Yes, and…

A great deal of what I understand about learning I know because I practised improvisation for many years and with a great deal of personal commitment. One of the principles of improvisation is to accept whatever is happening and build on it. That principle is often explained in theatrical/dramatic improvisation as the ‘Yes, and’ principle. Applying this principle in practice means that when creating a scene, if an actor makes a statement, a gesture, an expression- does anything really (the generic term used is to ‘make an offer’), other actors in the scene agree with that offer and then express something else which in some way references the offer. This principle can be applied in teaching (not easily!) and some teachers are actively promoting this.  

What makes using  ‘Yes, and’ difficult in teaching is firstly that the learners need to be prepared to use it just as much (if not more so) than teachers. The other big obstacle is the extent to which various subjects are based around the idea of correct and incorrect statements. Mathematics is probably the most polarising subject in terms of correct vs incorrect. If ‘Yes, and’ can work in mathematics it can work in anything. So, how can that polarisation be circumvented in mathematics teaching?

To sincerely attempt to apply ‘Yes, and’ in mathematics, a teacher would have to be prepared to accept the challenging of the most axiomatic aspects of the mathematical content that they were trying to teach. For example-

Learner: Does 5 + 1 = 7?

Teacher (For who saying ‘No’ is not option) : It can do, yes- and 5 + 2 can equal 7 as well. Why do you think most people choose that 5 + 2 = 7 instead 5 + 1 = 7? 

Learner (Being deliberately awkward): I don’t accept that 5 + 2 = 7, only 5 + 1 = 7.

Teacher: Yes, and you can define numbers to mean whatever you want them to mean. Everyone who has done mathematics so far uses meanings that make different mathematical statements consistent with each other.

Learner (Seeing how far they can push being awkward- maybe even thinking about it):  5 + 2 = 7 is consistent with 5 + 1 = 7  

Teacher: Yes, and it could be, depending on what ‘=’ means. Can you explain what ‘=’ means?
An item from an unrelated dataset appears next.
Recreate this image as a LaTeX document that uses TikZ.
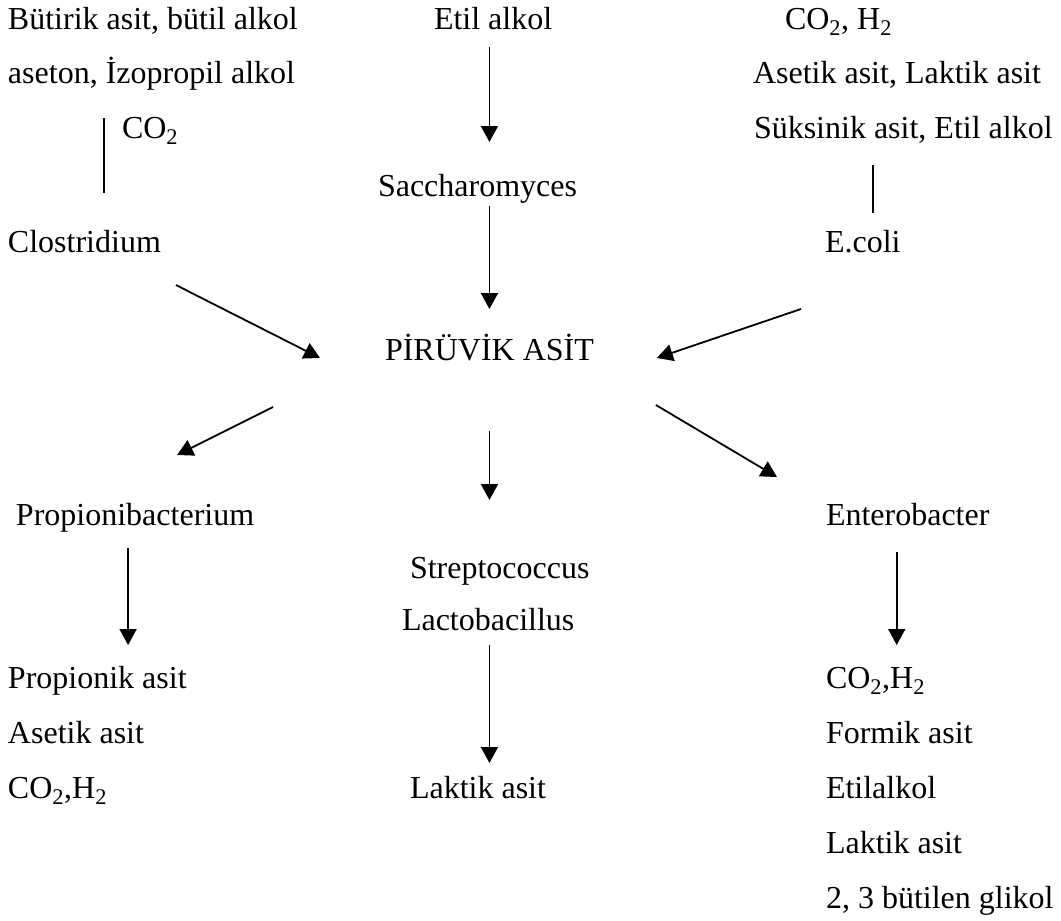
\documentclass[tikz,border=0pt]{standalone}
\usepackage{fontspec}
\setmainfont{Liberation Serif}
\usepackage{tikz}
\usetikzlibrary{calc,arrows.meta}
\tikzset{
  txtnode/.style = {inner sep=0pt, outer sep=0pt, anchor=base west, text height=22pt, text depth=7pt, font=\fontsize{32pt}{38pt}\selectfont},
  lbl_n/.style = {txtnode},
  arw_n/.style = {line width=1.8pt, -{Triangle[length=16pt,width=17pt]}},
  lin_n/.style = {line width=1.8pt}
}
\begin{document}
\begin{tikzpicture}[x=1pt,y=-1pt]
\useasboundingbox (0,0) rectangle (1061,921);
\node [lbl_n] (but) at (8,29) {Bütirik asit, bütil alkol};
\node [lbl_n] (ase) at (8,83) {aseton, İzopropil alkol};
\node [lbl_n] (co2a) at (122,138) {CO\textsubscript{2}};
\node [lbl_n] (clos) at (8,252) {Clostridium};
\node [lbl_n] (etil) at (434,29) {Etil alkol};
\node [lbl_n] (sacch) at (378,196) {Saccharomyces};
\node [lbl_n] (co2h) at (785,29) {CO\textsubscript{2}, H\textsubscript{2}};
\node [lbl_n] (asla) at (753,83) {Asetik asit, Laktik asit};
\node [lbl_n] (suks) at (754,138) {Süksinik asit, Etil alkol};
\node [lbl_n] (ecoli) at (825,252) {E.coli};
\node [lbl_n] (pyr) at (385,360) {PİRÜVİK ASİT};
\node [lbl_n] (prop) at (16,525) {Propionibacterium};
\node [lbl_n] (entero) at (826,525) {Enterobacter};
\node [lbl_n] (strep) at (410,578) {Streptococcus};
\node [lbl_n] (lacto) at (402,630) {Lactobacillus};
\node [lbl_n] (pra) at (8,688) {Propionik asit};
\node [lbl_n] (asa) at (8,743) {Asetik asit};
\node [lbl_n] (co2b) at (8,798) {CO\textsubscript{2},H\textsubscript{2}};
\node [lbl_n] (laktik) at (410,798) {Laktik asit};
\node [lbl_n] (co2c) at (826,688) {CO\textsubscript{2},H\textsubscript{2}};
\node [lbl_n] (form) at (826,743) {Formik asit};
\node [lbl_n] (etal) at (826,798) {Etilalkol};
\node [lbl_n] (lak2) at (826,853) {Laktik asit};
\node [lbl_n] (glik) at (826,908) {2, 3 bütilen glikol};

\draw [lin_n] ($(co2a.west |- ase.south)+(-18,28)$) -- ($(co2a.west |- clos.north)+(-18,-37)$);
\draw [lin_n] ($(ecoli.north |- suks.south)+(10,20)$) -- ($(ecoli.north)+(10,-17)$);
\draw [arw_n, shorten <=11pt, shorten >=32pt] (etil.south -| pyr) -- (sacch.north -| pyr);
\draw [arw_n, shorten <=3pt, shorten >=29pt] (sacch.south -| pyr) -- (pyr.north);
\draw [arw_n] ($(clos.south east)+(15,26)$) -- ($(pyr.west)+(-65,5.5)$);
\draw [arw_n] ($(ecoli.south west)+(-24,50)$) -- ($(pyr.east)+(63,5.5)$);
\draw [arw_n] ($(pyr.south west)+(-112,40)$) -- ($(prop.north)+(42,-48)$);
\draw [arw_n, shorten <=64pt, shorten >=56pt] (pyr.south) -- (strep.north -| pyr);
\draw [arw_n] ($(pyr.south east)+(62,38)$) -- ($(entero.north west)+(-49,-26)$);
\draw [arw_n] ($(prop.south)+(-7,16)$) -- ($(prop.south |- pra.north)+(-7,-21)$);
\draw [arw_n, shorten <=8pt, shorten >=13pt] (lacto.south -| pyr) -- (laktik.north -| pyr);
\draw [arw_n] ($(entero.south)+(-11,20)$) -- ($(entero.south |- co2c.north)+(-11,-21)$);
\end{tikzpicture}
\end{document}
Two obvious difficulties with this are that some learners are likely to decide to use up a lot of teacher time on this sort of dialogue as a proxy for some kind of status jostling with teachers (and/or with each other), and that while ‘Yes, and’ may be suitable for discussing learning content it may not be suitable for managing conduct. If a learner asks if they are allowed to hit another learner and if a teacher says ‘Yes, and there will be disciplinary consequences’, then the learner may just respond impulsively to the ‘Yes’, and hit someone and say that the teacher said that they could; there is no neat and practical way to completely separate discussion of conduct from discussion of learning content. What this implies is that the learning of one thing is at a deep level inseparable from the learning many other things (which is one of the main insights that I gained from practising improvisation).

‘Yes, and’ based teaching appears to have numerous underlying similarities to Socratic teaching, which I discussed in this post and in doing so alluded to the idea of a Socratic chatbot (which would address the time-wasting and conduct management issues associated with human teaching). Unfortunately, some sort of ‘Yes, and’ chatbot would presumably be incredibly difficult to program. It might well be fun to try and program it though. Seeing a team of machine learning experts attempt to make some algorithms  based on observations of improvisation groups in action could be bizarrely joyful.